# iExchange.



## dghardy (Mar 8, 2018)

Has anybody had any experience with iExchange?
Exchanging emails with Dikhololo they want me to bank into iExchange. I have requested that they bank into RCI. I have not heard back from yet.

Doyle


----------



## sharewhereMiMi (May 12, 2021)

dghardy said:


> Has anybody had any experience with iExchange?
> Exchanging emails with Dikhololo they want me to bank into iExchange. I have requested that they bank into RCI. I have not heard back from yet.
> 
> Doyle


Any member have any input. Current, experience? (2021)


----------



## travel maniac (May 14, 2021)

No experience but a simple google search comes up with this website. Looks like a South African company.

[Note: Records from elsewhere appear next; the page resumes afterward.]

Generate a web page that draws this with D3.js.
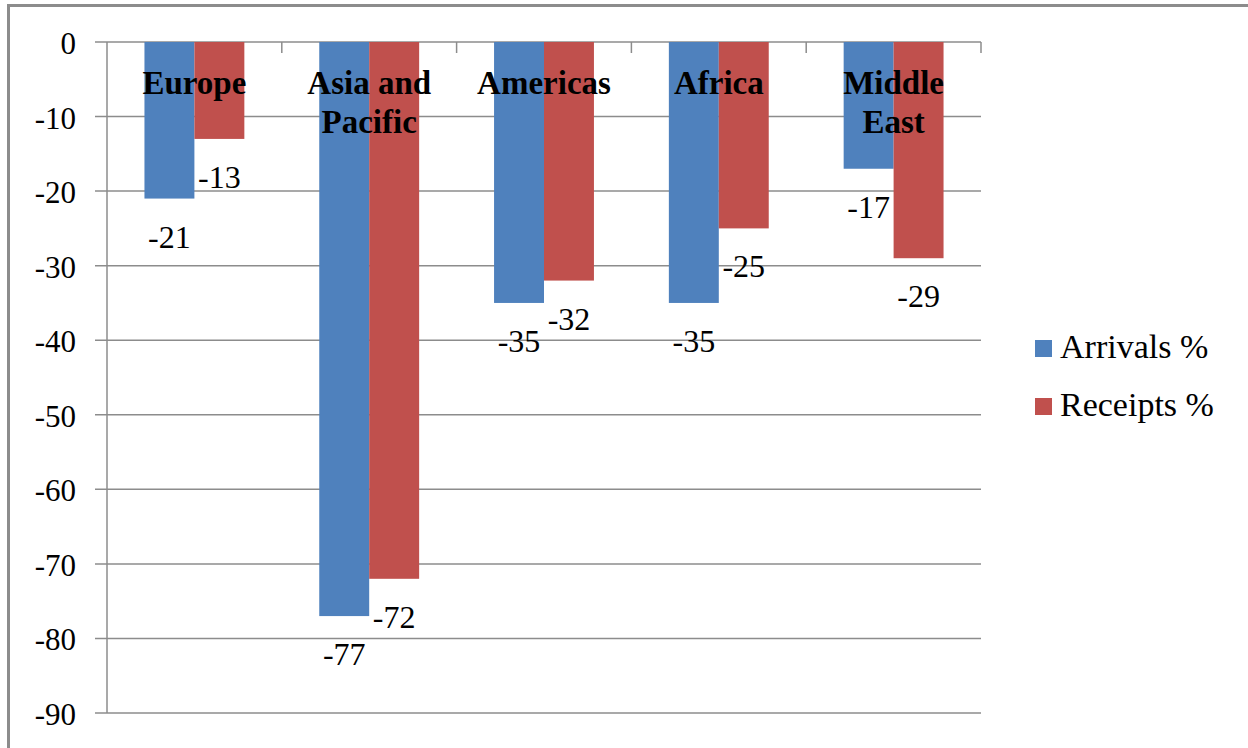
<!DOCTYPE html>
<html>
<head>
<meta charset="utf-8">
<script src="https://cdn.jsdelivr.net/npm/d3@7"></script>
<style>
  html, body { margin: 0; padding: 0; background: #fff; }
  svg { display: block; }
</style>
</head>
<body>
<svg id="chart" width="1248" height="748"></svg>
<script>
// Regional change in tourism, percent
const categories = [["Europe"], ["Asia and", "Pacific"], ["Americas"], ["Africa"], ["Middle", "East"]];
const seriesNames = ["Arrivals %", "Receipts %"];
const arrivals = [-21, -77, -35, -35, -17];
const receipts = [-13, -72, -32, -25, -29];
const yTicks = [0, -10, -20, -30, -40, -50, -60, -70, -80, -90];
const colors = ["#4F81BD", "#C0504D"];
const FONT = "Liberation Serif";

const svg = d3.select("#chart");

// chart frame
svg.append("rect")
  .attr("x", 8.5).attr("y", 5.5)
  .attr("width", 1260).attr("height", 760)
  .attr("fill", "none").attr("stroke", "#8c8c8c").attr("stroke-width", 3);

const plot = { left: 107, right: 981, top: 42, bottom: 713 };

const x0 = d3.scaleBand()
  .domain(d3.range(categories.length))
  .range([plot.left, plot.right])
  .paddingInner(0).paddingOuter(0);

const x1 = d3.scaleBand()
  .domain(seriesNames)
  .range([0, x0.bandwidth()])
  .paddingInner(0).paddingOuter(0.75);

const y = d3.scaleLinear().domain([-90, 0]).range([plot.bottom, plot.top]);

// horizontal gridlines with left tick stubs
svg.append("g").selectAll("line").data(yTicks).join("line")
  .attr("x1", plot.left - 12).attr("x2", plot.right)
  .attr("y1", d => y(d)).attr("y2", d => y(d))
  .attr("stroke", "#8c8c8c").attr("stroke-width", 1.5);

// value axis line
svg.append("line")
  .attr("x1", plot.left).attr("x2", plot.left)
  .attr("y1", plot.top).attr("y2", plot.bottom)
  .attr("stroke", "#8c8c8c").attr("stroke-width", 1.5);

// value axis labels
svg.append("g").selectAll("text").data(yTicks).join("text")
  .attr("x", 76).attr("y", d => y(d) + 12)
  .attr("text-anchor", "end")
  .attr("font-family", FONT)
  .attr("font-size", 31)
  .attr("fill", "#000")
  .text(d => d === 0 ? "0" : "-" + Math.abs(d));

// category tick marks along the zero line
svg.append("g").selectAll("line").data(d3.range(1, categories.length + 1)).join("line")
  .attr("x1", i => x0.step() * i + plot.left).attr("x2", i => x0.step() * i + plot.left)
  .attr("y1", y(0)).attr("y2", y(0) + 11)
  .attr("stroke", "#8c8c8c").attr("stroke-width", 1.5);

// bars
const rows = categories.map((c, i) => ({ i, values: [arrivals[i], receipts[i]] }));
const groups = svg.append("g").selectAll("g").data(rows).join("g")
  .attr("transform", d => `translate(${x0(d.i)},0)`);

groups.selectAll("rect").data(d => d.values.map((v, k) => ({ k, v }))).join("rect")
  .attr("x", d => x1(seriesNames[d.k]))
  .attr("width", x1.bandwidth())
  .attr("y", y(0))
  .attr("height", d => y(d.v) - y(0))
  .attr("fill", d => colors[d.k]);

// data labels below bar ends
groups.selectAll("text.val").data(d => d.values.map((v, k) => ({ k, v }))).join("text")
  .attr("class", "val")
  .attr("x", d => x1(seriesNames[d.k]) + x1.bandwidth() / 2)
  .attr("y", d => y(d.v) + 49)
  .attr("text-anchor", "middle")
  .attr("font-family", FONT)
  .attr("font-size", 32)
  .attr("fill", "#000")
  .text(d => d.v);

// category names near the zero line
const catLabels = svg.append("g").selectAll("text").data(categories).join("text")
  .attr("text-anchor", "middle")
  .attr("font-family", FONT)
  .attr("font-size", 33)
  .attr("font-weight", "bold")
  .attr("fill", "#000")
  .attr("transform", (d, i) => `translate(${x0(i) + x0.bandwidth() / 2},0)`);
catLabels.selectAll("tspan").data(d => d).join("tspan")
  .attr("x", 0)
  .attr("y", (d, j) => 94 + j * 39)
  .text(d => d);

// legend
const legend = svg.append("g").selectAll("g").data(seriesNames).join("g")
  .attr("transform", (d, i) => `translate(1035,${340 + i * 58})`);
legend.append("rect")
  .attr("width", 17).attr("height", 17)
  .attr("fill", (d, i) => colors[i]);
legend.append("text")
  .attr("x", 25).attr("y", 18)
  .attr("font-family", FONT)
  .attr("font-size", 34)
  .attr("fill", "#000")
  .text(d => d);
</script>
</body>
</html>
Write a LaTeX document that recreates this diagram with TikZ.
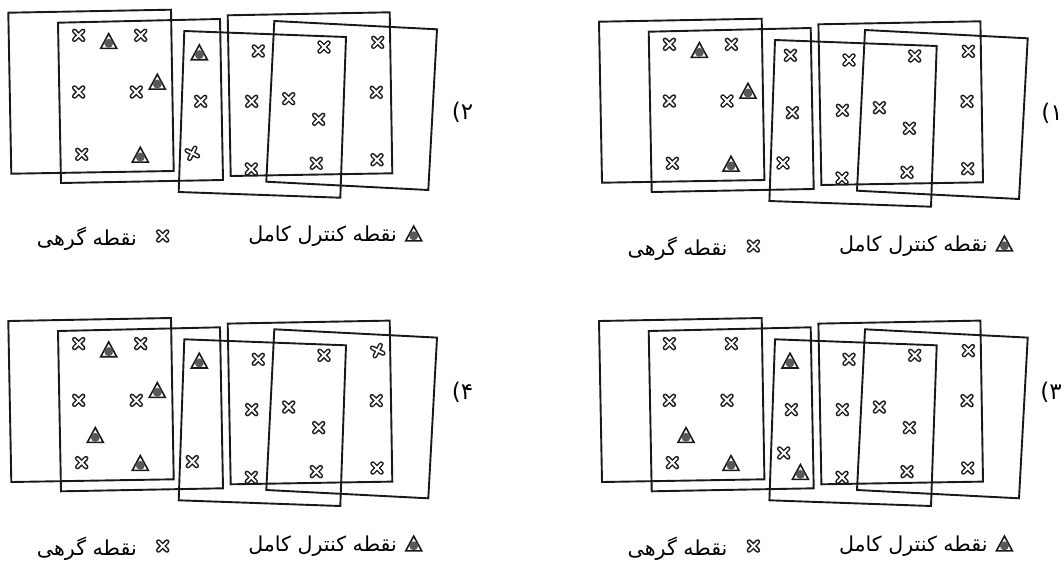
\documentclass[tikz,border=0pt]{standalone}
\usepackage{fontspec}
\TeXXeTstate=1
\newfontfamily\arabicfont[Script=Arabic]{DejaVu Sans}
\tikzset{
  x=1pt,y=-1pt,
  frame/.style={draw=black!90,line width=1.9pt,line join=miter},
  label text/.style={inner sep=0pt,font=\arabicfont\fontsize{20.6}{24}\selectfont},
  digit text/.style={inner sep=0pt,font=\arabicfont\fontsize{23}{26}\selectfont},
  pics/cross/.style={code={
    \draw[black!88,line width=4.9pt,line cap=round] (-4.3,-4.3) -- (4.3,4.3) (-4.3,4.3) -- (4.3,-4.3);
    \draw[white,line width=1.9pt,line cap=round] (-4.3,-4.3) -- (4.3,4.3) (-4.3,4.3) -- (4.3,-4.3);
  }},
  pics/ctrl/.style={code={
    \fill[white,draw=black!90,line width=1.6pt,line join=miter] (-8,7.4) -- (0,-7.4) -- (8,7.4) -- cycle;
    \fill[black!65] (0,2.3) circle (4.5);
  }}
}
% #1 panel id, #2 dx, #3 dy, #4 legend dy, #5 digit x, #6 digit y, #7 digit, #8 marks
\newcommand{\panelset}[8]{%
  \begin{scope}[shift={(#2,#3)}]
    \draw[frame] (8.3,12.7) -- (171,9.7) -- (173.7,171) -- (11.3,173.7) -- cycle;
    \draw[frame] (58,22.7) -- (220,19) -- (223,180) -- (61,183) -- cycle;
    \draw[frame] (184.3,31) -- (346,37) -- (340.3,197.7) -- (178.7,192) -- cycle;
    \draw[frame] (227.7,15.3) -- (389.7,12.3) -- (392.3,173.3) -- (230.7,176) -- cycle;
    \draw[frame] (274.3,21) -- (437,29.3) -- (428.3,190) -- (266.3,181.7) -- cycle;
    \foreach \px/\py in {78.7/35.3,140.7/35.3,78.7/92,136.3/92,81.7/154.3,
      258.3/51,324/47,251.7/101.3,288.7/98.7,376.3/92.3,318.7/119.3,
      316.3/163.3,377/159.7,251.3/169}
      \pic at (\px,\py) {cross};
    #8
  \end{scope}
  \begin{scope}[shift={(#2,#4)}]
    \pic at (413.7,233.5) {ctrl};
    \node[label text,anchor=east] (ctrl#1) at (397,236) {\beginR نقطه کنترل کامل\endR};
    \pic at (162.7,236) {cross};
    \node[label text,anchor=east] (node#1) at (137,239) {\beginR نقطه گرهی\endR};
  \end{scope}
  \node[digit text] (num#1) at (#5,#6) {\beginR #7\endR};
}
\begin{document}
\begin{tikzpicture}
\useasboundingbox (0,0) rectangle (1064,560);
\fill[white] (0,0) rectangle (1064,560);
\panelset{b}{0}{0}{0}{462.5}{112}{۲)}{
  \foreach \px/\py in {200.7/101.3,377.7/42.3} \pic at (\px,\py) {cross};
  \pic[rotate=18] at (192.3,153.3) {cross};
  \foreach \px/\py in {108.7/41,157.3/81.7,140.3/154.7,199.3/52.3} \pic at (\px,\py) {ctrl};
}
\panelset{a}{590.7}{9}{10}{1052}{113}{۱)}{
  \foreach \px/\py in {199.7/46.3,201.7/103.7,192.3/154,377.7/42.3} \pic at (\px,\py) {cross};
  \foreach \px/\py in {108.7/41,157.3/81.7,140.3/154.7} \pic at (\px,\py) {ctrl};
}
\panelset{d}{0}{308.3}{310}{462.5}{392}{۴)}{
  \foreach \px/\py in {192.3/153.3} \pic at (\px,\py) {cross};
  \pic[rotate=18] at (377.7,42.3) {cross};
  \foreach \px/\py in {108.7/41,157.3/81.7,140.3/154.7,199.3/52.3,95.3/126.7} \pic at (\px,\py) {ctrl};
}
\panelset{c}{590.7}{308.3}{310}{1051}{392}{۳)}{
  \foreach \px/\py in {200.7/101.3,193/144.7,377.7/42.3} \pic at (\px,\py) {cross};
  \foreach \px/\py in {140.3/154.7,199.3/52.3,95.3/126.7,209.7/163.7} \pic at (\px,\py) {ctrl};
}
\end{tikzpicture}
\end{document}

https://www.iexchange.net/Page.aspx?cd=000R 

And also a FB page 









						iExchange
					

iExchange, Port Shepstone, South Africa. 1,871 likes · 6 talking about this · 4 were here. If you're an existing timeshare owner, iExchange is perfect for you. iExchange brings you vacation e




					www.facebook.com


----------



## Andrearr (May 24, 2021)

Looking for same info as I am considering south African ts that uses iexchange and mbe. I want access to rci


----------



## dundey (Jul 14, 2021)

Buy an SA that uses RCI to exchange.  I have looked at iexchange but never used them


----------



## Nicky (Jul 26, 2021)

dghardy said:


> Has anybody had any experience with iExchange?
> Exchanging emails with Dikhololo they want me to bank into iExchange. I have requested that they bank into RCI. I have not heard back from yet.
> 
> Doyle


Dikhololo is now managed by VMS and they work with directly with  IExchange , so they  will always suggest it. But you still have full access to RCI and can request your week be banked with RCI.


----------